What does the tzaddik see that begins this rescue mission? The pasuk says: וְרָאִיתָ בַּשִּׁבְיָה אֵשֶׁת יְפַת־תֹּאַר וְחָשַׁקְתָּ בָהּ (and you see in the captivity a woman of beautiful appearance, and you desire her). Why add the word בַּשִּׁבְיָה—in captivity? We already know she is a captive. The extra word reveals that the tzaddik sees not her outward form at all, but the spark of kedushah trapped within her. That is what draws him. He is not looking at her beauty—if he is a true tzaddik, he does not look at her at all—but he senses a Divine force pulling him, for she carries within her the Shechinah-in-exile, and only he can release it.
This understanding is reinforced by the words אֵשֶׁת יְפַת־תֹּאַר (a woman of beautiful appearance). The Agra notes the unusual phrasing: had the Torah meant to describe the woman herself as beautiful, it should have said אִשָּׁה יְפַת־תֹּאַר with 'woman' in the absolute form. Instead, by using the construct form אֵשֶׁת, it hints that her beauty is not her own but borrowed, drawn from another source—the yefat to’ar, the true beautiful form. Her body is merely a shell, a klipah, whose attractiveness comes only from the spark of kedushah within her, the exiled Shechinah. Thus, when the Torah speaks of a soldier desiring this woman, it is no license for lust, but a call to rescue the holy sparks trapped within her. Jewish war, in its essence, is holy war—its purpose is to liberate a single, unique captive: the Shechinah-in-exile.
This becomes even clearer from how the pasuk describes the desire that he has for her—וְחָשַׁקְתָּ בָהּ (and you desire her). If the Torah just wanted to describe his desire for the woman, it should have said וְחָשַׁקְתָּ אוֹתָהּ—'and you shall desire her'—not וְחָשַׁקְתָּ בָהּ—which can also mean 'and you shall desire in her.' The desire is not for her body (אוֹתָהּ) but for what is in her (בָהּ)—the Shechinah-in-exile, the true yefat to’ar.

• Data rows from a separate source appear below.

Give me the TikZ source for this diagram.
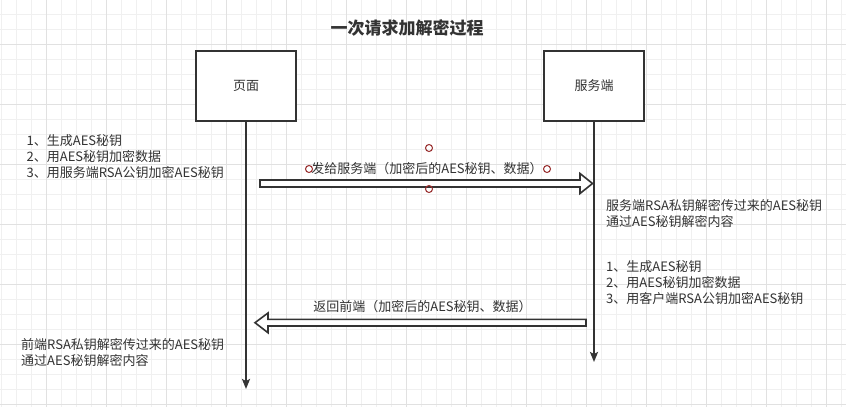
\documentclass[tikz,border=0pt]{standalone}
\usepackage{fontspec}
\setmainfont{Noto Sans CJK SC}
\usetikzlibrary{arrows.meta}
\definecolor{ink}{RGB}{51,51,51}
\definecolor{gminor}{RGB}{240,240,240}
\definecolor{gmajor}{RGB}{225,225,225}
\definecolor{handle}{RGB}{150,40,40}
\tikzset{
  actor/.style={draw=ink,line width=2pt,fill=white,minimum width=100pt,minimum height=70pt,inner sep=0pt,font=\fontsize{13}{15}\selectfont,text=ink},
  lifeline/.style={draw=ink,line width=2pt,-{Stealth[length=10pt,width=8pt,inset=2pt]}},
  txt/.style={inner sep=0pt,align=left,anchor=west,font=\fontsize{13}{16}\selectfont,text=ink},
  lbl/.style={inner sep=0pt,font=\fontsize{13}{16}\selectfont,text=ink},
  flex/.style={draw=ink,line width=1.6pt,fill=white,line join=miter},
  hdl/.style={draw=handle,line width=1pt}
}
\begin{document}
\begin{tikzpicture}[x=1pt,y=-1pt]
\useasboundingbox (0,0) rectangle (846,407);
\fill[white] (0,0) rectangle (846,407);
% grid
\foreach \i in {0,...,56} {\draw[gminor,line width=1pt] ({1+15*\i},0) -- ({1+15*\i},407);}
\foreach \j in {0,...,26} {\draw[gminor,line width=1pt] (0,{14+15*\j}) -- (846,{14+15*\j});}
\foreach \i in {0,...,13} {\draw[gmajor,line width=1pt] ({46+60*\i},0) -- ({46+60*\i},407);}
\foreach \j in {0,...,6} {\draw[gmajor,line width=1pt] (0,{44+60*\j}) -- (846,{44+60*\j});}
% title
\node[lbl,font=\fontsize{17}{19}\selectfont\bfseries] (title) at (407,27.5) {一次请求加解密过程};
% actors
\node[actor] (p) at (246,86) {页面};
\node[actor] (s) at (594,86) {服务端};
\coordinate (pend) at (246,389);
\coordinate (send) at (594,362);
\draw[lifeline] (p.south) -- (pend);
\draw[lifeline] (s.south) -- (send);
% send arrow
\coordinate (a1) at (260,183.5);
\coordinate (a2) at (592.5,183.5);
\draw[flex] (a1) ++(0,-3.5) -- (580,180) -- (580,173.5) -- (a2) -- (580,193.5) -- (580,187) -- (260,187) -- cycle;
\node[lbl] (sendlbl) at (427,169) {发给服务端（加密后的AES秘钥、数据）};
\foreach \p in {(429,148),(309,169),(547,169),(429,189)} {\draw[hdl] \p circle (3.5);}
% return arrow
\coordinate (b1) at (586,322.7);
\coordinate (b2) at (255,322.7);
\draw[flex] (b1) ++(0,-3.3) -- (268,319.4) -- (268,313) -- (b2) -- (268,332.7) -- (268,326) -- (586,326) -- cycle;
\node[lbl] (retlbl) at (422.5,307) {返回前端（加密后的AES秘钥、数据）};
% texts
\node[txt] (l1) at (26.5,156.7) {1、生成AES秘钥\\2、用AES秘钥加密数据\\3、用服务端RSA公钥加密AES秘钥};
\node[txt] (r1) at (606,213.3) {服务端RSA私钥解密传过来的AES秘钥\\通过AES秘钥解密内容};
\node[txt] (r2) at (606,282.5) {1、生成AES秘钥\\2、用AES秘钥加密数据\\3、用客户端RSA公钥加密AES秘钥};
\node[txt] (l2) at (21,353) {前端RSA私钥解密传过来的AES秘钥\\通过AES秘钥解密内容};
\end{tikzpicture}
\end{document}
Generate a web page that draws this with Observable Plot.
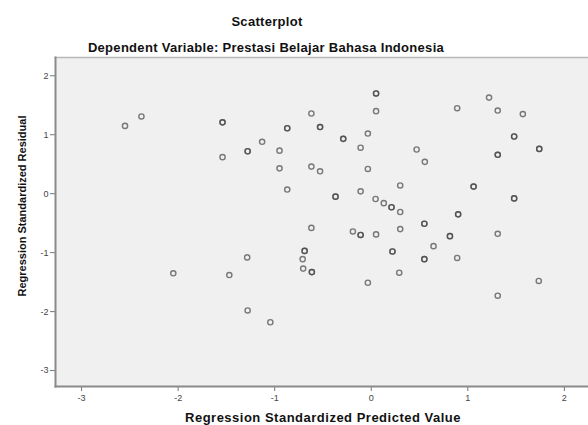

In conclusion, how can we apply this concept to our own lives? What's the practical point, our avodah, in all of this? Our work is not in the easy things, but precisely where tumah meets kedushah. We may not be on the level of the tzaddikim, able to extract sparks of kedushah from a beautiful non-Jewish woman in the midst of war—and do so without sinning—but our avodah is essentially the same. Whether the pull is toward non-kosher food, a forbidden relationship, or any other issur of the Torah, the root is one: a spark of kedushah is trapped there, awaiting release. And we release it not by indulging desire but by restraining it—by sanctifying ourselves and keeping distant from what the Torah forbids.
In that moment of restraint, the hidden light rises, the Shechinah is uplifted, and we taste the true victory of holy war.